Kroger is faced with a dual difficulty as intense grocery competition hampers its ability to improve identical-store sales, while investments in home delivery -- though mostly recorded on the balance sheet -- also furnish a slight drag on income statement profits.
With nearly 2,800 retail grocery stores under a variety of banners, Kroger possesses immense scale. The company's massive $121 billion in sales last year enabled it to generate a net profit of $3.1 billion. Yet an easier route to value creation may involve diversifying Kroger's revenue base, and improving operating profits through alternate ventures.
As of Kroger's first-quarter 2019 report, a category of business that management calls "Alternative Profit Streams" will now be broken out in a supplemental detail schedule each quarter. The purpose is to help investors understand how these efforts, however diminutive in relation to the bottom line, are making Kroger a more profitable company.
The three major components of alternative profit streams are the company's "Kroger Personal Finance" (KPF), media, and customer data insights businesses.
KPF includes a wide variety of financial services that Kroger customers can avail, from Kroger-branded credit cards, to home mortgages offered via financial partners, to in-store money services including remittances and check cashing. The company's media services and customer data insights businesses enable vendors to market more efficiently to Kroger customers and gain customer purchasing insight through the transactional data that Kroger collects.
Alternative profit streams also include the company's quasi venture-capital investments in grocery-related technology companies and emerging grocery brands. Below is a helpful visual diagram which Kroger provided in its first supplemental report on alternative profit streams on June 20:
Formerly, revenue associated with each of these businesses was mostly recorded as an offset to general and administrative expenses. Because they haven't been material to Kroger's overall operations, the company treated revenue from these ventures as a reduction of overhead expense.
Yet now, in an effort to provide transparency, and, as management noted on the company's earnings conference call, to conform more closely to industry practice, the contribution generated by alternative profit streams will be recorded net of expenses within the gross margin category.
In other words, revenue will be grouped along with Kroger's other sales, and expenses will be classified as cost of sales, so that the total impact of alternative profit streams will improve Kroger's gross margin.
The company expects that alternative profit streams will add $100 million in incremental operating profit this year versus 2018. For context, Kroger's total operating profit in 2018 was $2.6 billion. Now $100 million may seem a trivial contribution to this total. But given its slim 2.2% operating margin, Kroger would have to sell the equivalent of $4.5 billion in additional groceries and fuel to match this year's net haul from alternative profit streams.

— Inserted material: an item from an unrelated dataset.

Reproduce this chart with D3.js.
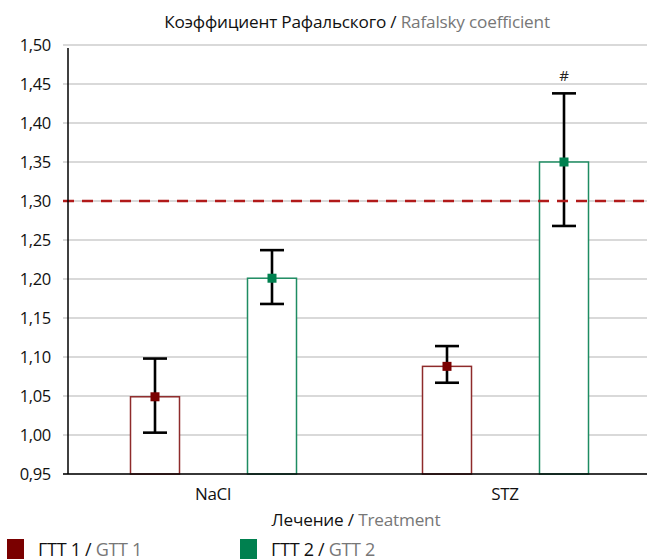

In giving this relatively tiny contributor of profit a more prominent role in the discussion of quarterly profits, Kroger is recognizing that investors can't value what they can't see. It's also sensible to make these fledgling efforts visible now, as accelerating future growth of viable profit streams may force investors to rethink the lack of premium attached to Kroger's shares. Kroger stock currently trades at a paltry 9 times forward one-year earnings, thus, any illumination of earnings potential can only help the grocery titan's market capitalization.